I think the important thing that I learned in writing for kids is that you can’t really think about them until very very late in the process. I write the book as if I’m writing Game of Thrones–I really don’t hesitate to go ‘there,’ however dark it needs to be. I tell the story, and only much later do I read the book and then tone down.

This is good, but I meant writers who are kids. 

Oh!  Good question.  I think the issue with kids is they’re always told to WRITE A LOT and just keep writing, but I think that’s silly. I’d much rather them write one thing over and over until it’s perfect. What I tell kids is, when you finish a story, read it to your friends, read it to your parents, read it to your dog. And get suggestions, feedback, emotional reaction, and keep rewriting it. That’s the only way to get better. No one gets better by writing endless first drafts.

Interesting. So you read your work aloud?

I feel like I do, but I don’t. I definitely hear it in voices.

Did your mother read it before it came out? Who were your readers? 

Oh I gave it to a bunch of kids I tutor, ranging from 11-17, and I just had them read it and let them ask me questions. It’s a funny thing in that sometimes adults ask me questions about certain plot points–i.e. “I don’t get how that happened…?”  Kids never ask these questions. They tend to fill in. There was this interesting point, where during editing, I kept inserting the word ‘magically’ to clarify certain spell moments, and my editor was like, I’m not putting these changes in. The kids will get it. If the adults don’t get that it’s magic, then they shouldn’t be reading your book. Which was a good lesson. So yeah, having kids read it was a big thing for me–because it made me realize my audience wasn’t critics or librarians, etc. It really was going to be the kids first, and that was the #1 audience to serve.

Ha! That’s great. So will you do the same with book #2? How’s that going? 

Sigh. It would be going better if the deadlines weren’t so unreasonable. It just puts enormous time pressure on something that needs more time. We’ll see how that ultimately plays out.

When is it due? 

In October.  But it’s very different than the first. It’s just a wildly different tone, feeling, everything.

More fun for the writer to take on a different challenge, I’d think. How would you describe that tone?

At its core, it’s a novel about paranoia, distrust, and unreliable narrators.

Ooh. All favorites of mine.

In the past we’ve seen the idea that we trust protagonists because they’re indeed protagonists. But in the sequel, titled  A World Without Princes, the ground really shifts all the time—the readers have no clue who’s Good or Evil anymore. It’s hard sometimes to take characters I like and make them make terrible decisions. But that’s what Book 2’s about. It’s about the reality of fairy tales versus the surface we’re used to. We’ll see how the kids take it. It’s different. But there’s still plenty of nonsense. Here I’ll give you a snippet that no one else has seen.

Amazing!

There was even talk of a permanent “one-woman show” for Sophie once she was out of danger.

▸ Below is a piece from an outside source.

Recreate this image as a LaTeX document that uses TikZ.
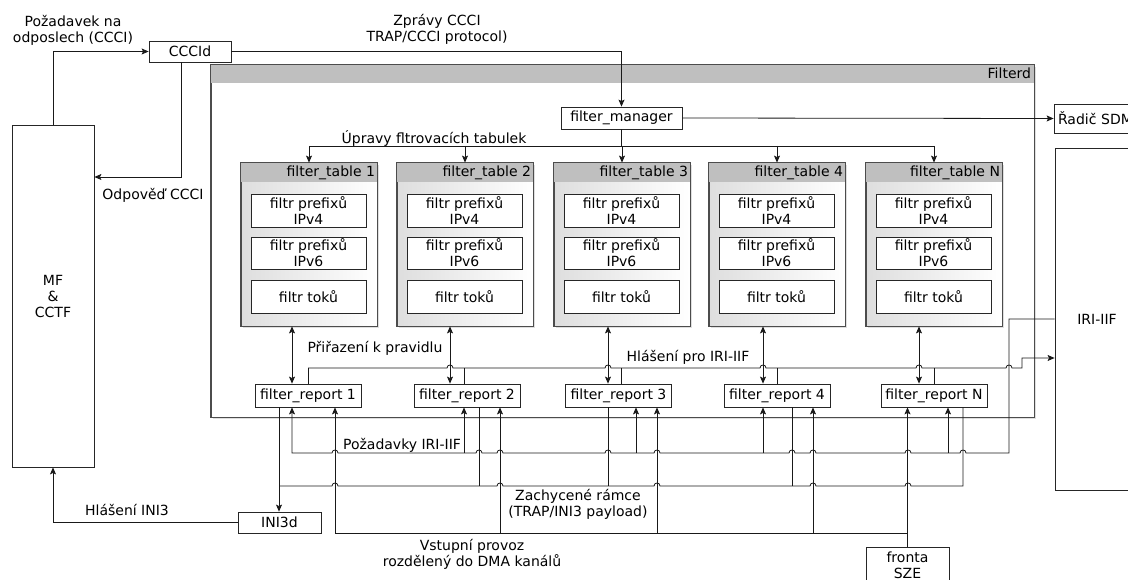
\documentclass[tikz,border=0pt]{standalone}
\usepackage{fontspec}
\setmainfont{DejaVu Sans}
\usetikzlibrary{arrows.meta,shadows}

% line hop over a crossing vertical line (drawn leftwards / rightwards)
\newcommand{\hopL}[2]{-- ({#1+3},#2) .. controls ({#1+3},{#2-4}) and ({#1-3},{#2-4}) .. ({#1-3},#2)}
\newcommand{\hopR}[2]{-- ({#1-3},#2) .. controls ({#1-3},{#2-4}) and ({#1+3},{#2-4}) .. ({#1+3},#2)}

\begin{document}
\begin{tikzpicture}[x=1pt,y=-1pt,
  font=\fontsize{14}{16}\selectfont,
  line width=0.8pt,
  ln/.style={draw=black!90},
  arr/.style={ln,-{Stealth[length=7pt,width=6pt,inset=1.5pt]}},
  arr2/.style={ln,{Stealth[length=7pt,width=6pt,inset=1.5pt]}-{Stealth[length=7pt,width=6pt,inset=1.5pt]}},
  blk/.style={draw=black!85,fill=white,inner sep=0pt,align=center},
  outerbox/.style={draw=black!70,fill=white,inner sep=0pt,
    drop shadow={shadow xshift=2pt,shadow yshift=-2pt,opacity=0.25}},
  tbl/.style={draw=black!70,inner sep=0pt,minimum width=136pt,minimum height=163pt,
    left color=black!13,right color=white,
    drop shadow={shadow xshift=2pt,shadow yshift=-2pt,opacity=0.25}},
  hdr/.style={fill=black!25},
  lbl/.style={align=center,inner sep=0pt}
]
\useasboundingbox (0,0) rectangle (1128,580);
\clip (0,0) rectangle (1128,580);

% ---- outer Filterd block
\node[outerbox,minimum width=823pt,minimum height=352pt] (filterd) at (622.5,241) {};
\fill[hdr] (filterd.north west) rectangle ([yshift=-18pt]filterd.north east);
\draw[draw=black!70] (filterd.north west) rectangle (filterd.south east);
\node[anchor=base east,inner sep=0pt] (filterdlbl) at ([xshift=-3pt,yshift=-14pt]filterd.north east) {Filterd};

% ---- external blocks
\node[blk,minimum width=82pt,minimum height=342pt] (mf) at (53,296) {MF\\\&\\CCTF};
\node[blk,minimum width=82pt,minimum height=21pt] (ccci) at (190,51.5) {CCCId};
\node[blk,minimum width=121pt,minimum height=22pt] (fm) at (621.5,118) {filter\_manager};
\node[blk,minimum width=130pt,minimum height=29pt,text width=122pt,align=left] (sdm) at (1119,118.5) {Řadič SDM};
\node[blk,minimum width=84pt,minimum height=342pt] (iri) at (1097,319) {IRI-IIF};
\node[blk,minimum width=83pt,minimum height=21pt] (ini) at (279.5,522.5) {INI3d};
\node[blk,minimum width=83pt,minimum height=36pt] (sze) at (907.5,565) {fronta\\SZE};

% ---- filter tables
\foreach \i/\L/\n in {1/241/1,2/397/2,3/554/3,4/709/4,5/866/N}{
  \node[tbl] (t\i) at (\L+68,244.5) {};
  \fill[hdr] (t\i.north west) rectangle ([yshift=-19pt]t\i.north east);
  \draw[draw=black!70] (t\i.north west) rectangle (t\i.south east);
  \node[anchor=base east,inner sep=0pt] (th\i) at ([xshift=-2pt,yshift=-14pt]t\i.north east) {filter\_table \n};
  \node[blk,minimum width=115pt,minimum height=33pt] (a\i) at (\L+67.5,210.5) {filtr prefixů\\IPv4};
  \node[blk,minimum width=115pt,minimum height=32pt] (b\i) at (\L+67.5,253) {filtr prefixů\\IPv6};
  \node[blk,minimum width=115pt,minimum height=33pt] (c\i) at (\L+67.5,296.5) {filtr toků};
}

% ---- filter reports
\foreach \i/\x/\n in {1/308/1,2/467/2,3/618.5/3,4/777/4,5/934/N}
  \node[blk,minimum width=106pt,minimum height=23pt] (r\i) at (\x,395.5) {filter\_report \n};

% ---- CCCI control
\draw[arr] (mf.north) |- (ccci.west);
\draw[arr] (181,0 |- ccci.south) |- (mf.east |- 0,177);
\draw[arr] (ccci.east) -| (fm.north);
\draw[arr] (fm.east) -- (sdm.west);

% ---- table updates
\draw[ln] (fm.south) -- (fm.south |- 0,146);
\draw[ln] (t1.north |- 0,146) -- (t5.north |- 0,146);
\foreach \i in {1,...,5} \draw[arr] (t\i.north |- 0,146) -- (t\i.north);

% ---- rule assignment
\foreach \i/\x in {1/292,2/450,3/608,4/763,5/919}
  \draw[arr2] (\x,0 |- t\i.south) -- (\x,0 |- r\i.north);

% ---- reports for IRI-IIF
\foreach \i/\x in {1/308,2/464,3/621,4/777,5/934}
  \draw[ln] (\x,0 |- r\i.north) -- (\x,368);
\draw[arr] (308,368) \hopR{450}{368} \hopR{608}{368} \hopR{763}{368} \hopR{919}{368} \hopR{1009}{368}
  -- (1022,368) -- (1022,358) -- (iri.west |- 0,358);

% ---- IRI-IIF requests
\draw[arr] (iri.west |- 0,319) -- (1009,319) -- (1009,453)
  \hopL{963}{453} \hopL{908}{453} \hopL{813}{453} \hopL{792}{453} \hopL{657}{453}
  \hopL{608}{453} \hopL{500}{453} \hopL{479}{453} \hopL{335}{453}
  -- (292,453) -- (292,0 |- r1.south);
\foreach \i/\x in {2/464,3/636,4/763,5/948}
  \draw[arr] (\x,453) -- (\x,0 |- r\i.south);

% ---- captured frames to INI3d
\draw[arr] (279,0 |- r1.south) -- (279,0 |- ini.north);
\foreach \i/\x in {2/479,3/608,4/792}
  \draw[ln] (\x,0 |- r\i.south) -- (\x,486);
\draw[ln] (963,0 |- r5.south) -- (963,486)
  \hopL{908}{486} \hopL{813}{486} \hopL{657}{486} \hopL{500}{486} \hopL{335}{486} -- (279,486);

% ---- input traffic
\draw[arr] (sze.north) -- (sze.north |- r5.south);
\draw[arr] (sze.north |- 0,533) -- (335,533) -- (335,0 |- r1.south);
\foreach \i/\x in {2/500,3/657,4/813}
  \draw[arr] (\x,533) -- (\x,0 |- r\i.south);

% ---- INI3 reports
\draw[arr] (ini.west) -| (mf.south);

% ---- labels
\node[lbl] (l1) at (73,30) {Požadavek na\\odposlech (CCCI)};
\node[lbl] (l2) at (437,29) {Zprávy CCCI\\TRAP/CCCI protocol)};
\node[lbl] (l3) at (153,195) {Odpověď CCCI};
\node[lbl] (l4) at (434,138) {Úpravy fltrovacích tabulek};
\node[lbl] (l5) at (375,348) {Přiřazení k pravidlu};
\node[lbl] (l6) at (688,357) {Hlášení pro IRI-IIF};
\node[lbl] (l7) at (402,445) {Požadavky IRI-IIF};
\node[lbl] (l8) at (578,504) {Zachycené rámce\\(TRAP/INI3 payload)};
\node[lbl] (l9) at (472,554) {Vstupní provoz\\rozdělený do DMA kanálů};
\node[lbl] (l10) at (127,510) {Hlášení INI3};
\end{tikzpicture}
\end{document}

“‘La Reine Sophie, an epic three-hour musical celebration of my achievements,’” Sophie raptured, smelling the sympathy bouquets that filled the aisle. “A bit of cabaret to stir the blood, a circus intermezzo with wild lions and trapeze, and a rousing rendition of ‘I Am But a Simple Woman’ to close. Oh, Agatha, how I’ve longed to be a chanteuse of the people, a diva of the masses, spreading a gospel of Goodness and light!” Suddenly she looked worried. “You don’t think they’ll stop trying to kill me, do you? This is the best thing that’s ever happened!”

This passage is perhaps the most incidental to the plot in the entire book, but it’s just proof that the book isn’t unrecognizable. Sophie’s still ludicrous.